Set problem: Would you quote every entry exactly, dropping only the pictures?

Exercise material:
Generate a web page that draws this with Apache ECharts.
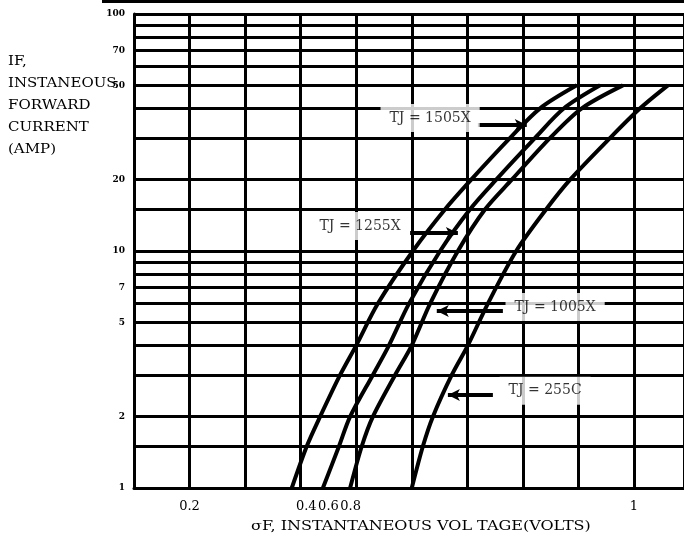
<!DOCTYPE html>
<html><head><meta charset="utf-8">
<script src="https://cdn.jsdelivr.net/npm/echarts@6.0.0/dist/echarts.min.js"></script>
<style>html,body{margin:0;padding:0;background:#fff}#chart{width:684px;height:547px}</style>
</head><body><div id="chart"></div>
<script>
// Forward current (A) at which each curve was read
const currentAmps = [1, 1.5, 2, 3, 4, 6, 10, 15, 20, 30, 40, 50];
// Forward voltage (V) for each junction temperature
const voltsTj150 = [0.384, 0.411, 0.435, 0.471, 0.500, 0.539, 0.602, 0.660, 0.707, 0.777, 0.831, 0.897];
const voltsTj125 = [0.440, 0.469, 0.489, 0.530, 0.559, 0.595, 0.651, 0.705, 0.752, 0.822, 0.874, 0.939];
const voltsTj100 = [0.489, 0.510, 0.530, 0.570, 0.600, 0.633, 0.683, 0.732, 0.780, 0.849, 0.906, 0.980];
const voltsTj25  = [0.600, 0.620, 0.638, 0.672, 0.701, 0.737, 0.788, 0.842, 0.885, 0.957, 1.011, 1.061];
const curveNames = ['TJ = 1505X', 'TJ = 1255X', 'TJ = 1005X', 'TJ = 255C'];
// Horizontal grid lines (current values)
const gridCurrents = [1.5, 2, 3, 4, 5, 6, 7, 8, 9, 10, 15, 20, 30, 40, 50, 60, 70, 80, 90, 100];
// Tick labels
const yTickValues = [1, 2, 5, 7, 10, 20, 50, 70, 100];
const yTickLabels = ['1', '2', '5', '7', '10', '20', '50', '70', '100'];
const xTickValues = [0.2, 0.41, 0.45, 0.49, 1];
const xTickLabels = ['0.2', '0.4', '0.6', '0.8', '1'];

const chart = echarts.init(document.getElementById('chart'));
const pairs = xs => xs.map((x, i) => [x, currentAmps[i]]);

const curveSeries = [voltsTj150, voltsTj125, voltsTj100, voltsTj25].map((xs, i) => ({
  type: 'line', name: curveNames[i], data: pairs(xs), smooth: 0.3,
  symbol: 'none', showSymbol: false, silent: true, z: 3,
  lineStyle: { color: '#000', width: 4 }
}));

const annotations = [
  { text: curveNames[0], at: [0.633, 36.4], from: [0.719, 34.0], to: [0.807, 34.0] },
  { text: curveNames[1], at: [0.507, 12.75], from: [0.597, 11.9], to: [0.683, 11.9] },
  { text: curveNames[2], at: [0.858, 5.8], from: [0.764, 5.58], to: [0.645, 5.58] },
  { text: curveNames[3], at: [0.840, 2.57], from: [0.746, 2.47], to: [0.665, 2.47] }
];

const option = {
  animation: false,
  backgroundColor: '#fff',
  grid: { left: 134, right: 0, top: 14, bottom: 59, containLabel: false },
  xAxis: {
    type: 'value', min: 0.1, max: 1.09, interval: 0.1,
    axisLine: { show: true, onZero: false, lineStyle: { color: '#000', width: 3 } },
    axisTick: { show: false },
    splitLine: { show: true, lineStyle: { color: '#000', width: 3 } },
    axisLabel: {
      customValues: xTickValues,
      formatter: v => { const i = xTickValues.indexOf(v); return i >= 0 ? xTickLabels[i] : ''; },
      color: '#000', fontFamily: 'DejaVu Serif', fontSize: 13, margin: 12
    }
  },
  yAxis: {
    type: 'log', logBase: 10, min: 1, max: 100,
    axisLine: { show: true, lineStyle: { color: '#000', width: 3 } },
    axisTick: { show: false },
    splitLine: { show: false },
    minorSplitLine: { show: false },
    axisLabel: {
      customValues: yTickValues,
      formatter: v => { const i = yTickValues.indexOf(v); return i >= 0 ? yTickLabels[i] : ''; },
      color: '#000', fontFamily: 'DejaVu Serif', fontWeight: 'bold', fontSize: 9,
      margin: 9, padding: [0, 0, 8, 0]
    }
  },
  graphic: [
    { type: 'rect', shape: { x: 102, y: 0, width: 582, height: 3 }, style: { fill: '#000' }, silent: true },
    { type: 'text', x: 8, y: 51, scaleY: 0.8, silent: true,
      style: { text: 'IF,\nINSTANEOUS\nFORWARD\nCURRENT\n(AMP)', fill: '#000',
               font: '15px "DejaVu Serif"', lineHeight: 27.5, verticalAlign: 'top', align: 'left' } },
    { type: 'text', x: 251, y: 527, scaleY: 0.75, silent: true,
      style: { text: 'σF, INSTANTANEOUS VOL TAGE(VOLTS)', fill: '#000',
               font: '16px "DejaVu Serif"', verticalAlign: 'middle', align: 'left' } }
  ],
  series: [
    { type: 'line', data: [], z: 1, silent: true,
      markLine: { silent: true, symbol: 'none', label: { show: false },
        lineStyle: { color: '#000', width: 3, type: 'solid' },
        data: gridCurrents.map(v => ({ yAxis: v })) } },
    ...curveSeries,
    { type: 'scatter', z: 5, silent: true, symbolSize: 1, itemStyle: { color: 'rgba(0,0,0,0)' },
      data: annotations.map(a => ({ value: a.at })),
      label: { show: true, position: 'inside', formatter: p => annotations[p.dataIndex].text,
        color: '#000', fontFamily: 'DejaVu Serif', fontSize: 14, backgroundColor: '#fff', padding: [7, 9] } },
    { type: 'line', data: [], z: 6, silent: true,
      markLine: { silent: true, symbol: ['none', 'arrow'], symbolSize: [9, 12], label: { show: false },
        lineStyle: { color: '#000', width: 4, type: 'solid' },
        data: annotations.map(a => [{ coord: a.from }, { coord: a.to }]) } }
  ]
};
chart.setOption(option);
</script></body></html>
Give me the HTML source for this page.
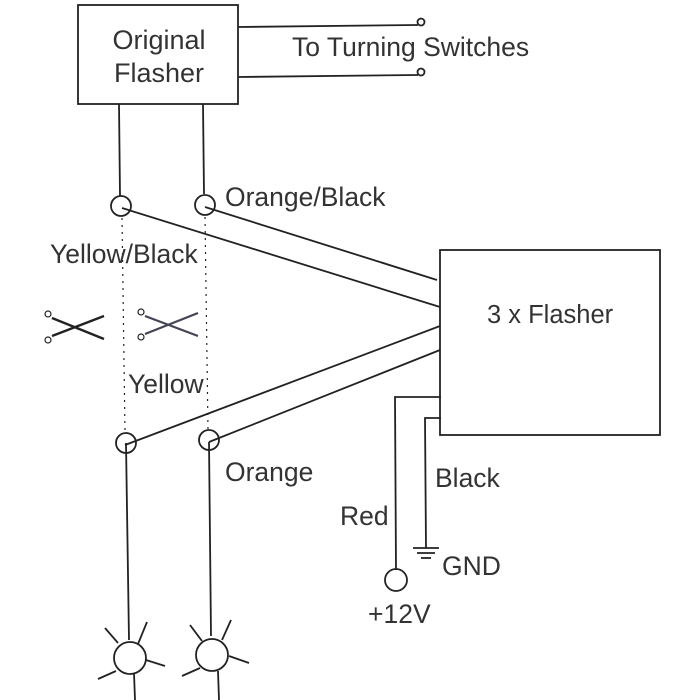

Response to this task:
Generate a web page that draws this with Apache ECharts.
<!DOCTYPE html>
<html><head><meta charset="utf-8">
<script src="https://cdn.jsdelivr.net/npm/echarts@6.0.0/dist/echarts.min.js"></script>
<style>html,body{margin:0;padding:0;background:#fff}#chart{width:684px;height:547px}</style>
</head><body><div id="chart"></div>
<script>
// Forward current (A) at which each curve was read
const currentAmps = [1, 1.5, 2, 3, 4, 6, 10, 15, 20, 30, 40, 50];
// Forward voltage (V) for each junction temperature
const voltsTj150 = [0.384, 0.411, 0.435, 0.471, 0.500, 0.539, 0.602, 0.660, 0.707, 0.777, 0.831, 0.897];
const voltsTj125 = [0.440, 0.469, 0.489, 0.530, 0.559, 0.595, 0.651, 0.705, 0.752, 0.822, 0.874, 0.939];
const voltsTj100 = [0.489, 0.510, 0.530, 0.570, 0.600, 0.633, 0.683, 0.732, 0.780, 0.849, 0.906, 0.980];
const voltsTj25  = [0.600, 0.620, 0.638, 0.672, 0.701, 0.737, 0.788, 0.842, 0.885, 0.957, 1.011, 1.061];
const curveNames = ['TJ = 1505X', 'TJ = 1255X', 'TJ = 1005X', 'TJ = 255C'];
// Horizontal grid lines (current values)
const gridCurrents = [1.5, 2, 3, 4, 5, 6, 7, 8, 9, 10, 15, 20, 30, 40, 50, 60, 70, 80, 90, 100];
// Tick labels
const yTickValues = [1, 2, 5, 7, 10, 20, 50, 70, 100];
const yTickLabels = ['1', '2', '5', '7', '10', '20', '50', '70', '100'];
const xTickValues = [0.2, 0.41, 0.45, 0.49, 1];
const xTickLabels = ['0.2', '0.4', '0.6', '0.8', '1'];

const chart = echarts.init(document.getElementById('chart'));
const pairs = xs => xs.map((x, i) => [x, currentAmps[i]]);

const curveSeries = [voltsTj150, voltsTj125, voltsTj100, voltsTj25].map((xs, i) => ({
  type: 'line', name: curveNames[i], data: pairs(xs), smooth: 0.3,
  symbol: 'none', showSymbol: false, silent: true, z: 3,
  lineStyle: { color: '#000', width: 4 }
}));

const annotations = [
  { text: curveNames[0], at: [0.633, 36.4], from: [0.719, 34.0], to: [0.807, 34.0] },
  { text: curveNames[1], at: [0.507, 12.75], from: [0.597, 11.9], to: [0.683, 11.9] },
  { text: curveNames[2], at: [0.858, 5.8], from: [0.764, 5.58], to: [0.645, 5.58] },
  { text: curveNames[3], at: [0.840, 2.57], from: [0.746, 2.47], to: [0.665, 2.47] }
];

const option = {
  animation: false,
  backgroundColor: '#fff',
  grid: { left: 134, right: 0, top: 14, bottom: 59, containLabel: false },
  xAxis: {
    type: 'value', min: 0.1, max: 1.09, interval: 0.1,
    axisLine: { show: true, onZero: false, lineStyle: { color: '#000', width: 3 } },
    axisTick: { show: false },
    splitLine: { show: true, lineStyle: { color: '#000', width: 3 } },
    axisLabel: {
      customValues: xTickValues,
      formatter: v => { const i = xTickValues.indexOf(v); return i >= 0 ? xTickLabels[i] : ''; },
      color: '#000', fontFamily: 'DejaVu Serif', fontSize: 13, margin: 12
    }
  },
  yAxis: {
    type: 'log', logBase: 10, min: 1, max: 100,
    axisLine: { show: true, lineStyle: { color: '#000', width: 3 } },
    axisTick: { show: false },
    splitLine: { show: false },
    minorSplitLine: { show: false },
    axisLabel: {
      customValues: yTickValues,
      formatter: v => { const i = yTickValues.indexOf(v); return i >= 0 ? yTickLabels[i] : ''; },
      color: '#000', fontFamily: 'DejaVu Serif', fontWeight: 'bold', fontSize: 9,
      margin: 9, padding: [0, 0, 8, 0]
    }
  },
  graphic: [
    { type: 'rect', shape: { x: 102, y: 0, width: 582, height: 3 }, style: { fill: '#000' }, silent: true },
    { type: 'text', x: 8, y: 51, scaleY: 0.8, silent: true,
      style: { text: 'IF,\nINSTANEOUS\nFORWARD\nCURRENT\n(AMP)', fill: '#000',
               font: '15px "DejaVu Serif"', lineHeight: 27.5, verticalAlign: 'top', align: 'left' } },
    { type: 'text', x: 251, y: 527, scaleY: 0.75, silent: true,
      style: { text: 'σF, INSTANTANEOUS VOL TAGE(VOLTS)', fill: '#000',
               font: '16px "DejaVu Serif"', verticalAlign: 'middle', align: 'left' } }
  ],
  series: [
    { type: 'line', data: [], z: 1, silent: true,
      markLine: { silent: true, symbol: 'none', label: { show: false },
        lineStyle: { color: '#000', width: 3, type: 'solid' },
        data: gridCurrents.map(v => ({ yAxis: v })) } },
    ...curveSeries,
    { type: 'scatter', z: 5, silent: true, symbolSize: 1, itemStyle: { color: 'rgba(0,0,0,0)' },
      data: annotations.map(a => ({ value: a.at })),
      label: { show: true, position: 'inside', formatter: p => annotations[p.dataIndex].text,
        color: '#000', fontFamily: 'DejaVu Serif', fontSize: 14, backgroundColor: '#fff', padding: [7, 9] } },
    { type: 'line', data: [], z: 6, silent: true,
      markLine: { silent: true, symbol: ['none', 'arrow'], symbolSize: [9, 12], label: { show: false },
        lineStyle: { color: '#000', width: 4, type: 'solid' },
        data: annotations.map(a => [{ coord: a.from }, { coord: a.to }]) } }
  ]
};
chart.setOption(option);
</script></body></html>
Give me the HTML source for this page.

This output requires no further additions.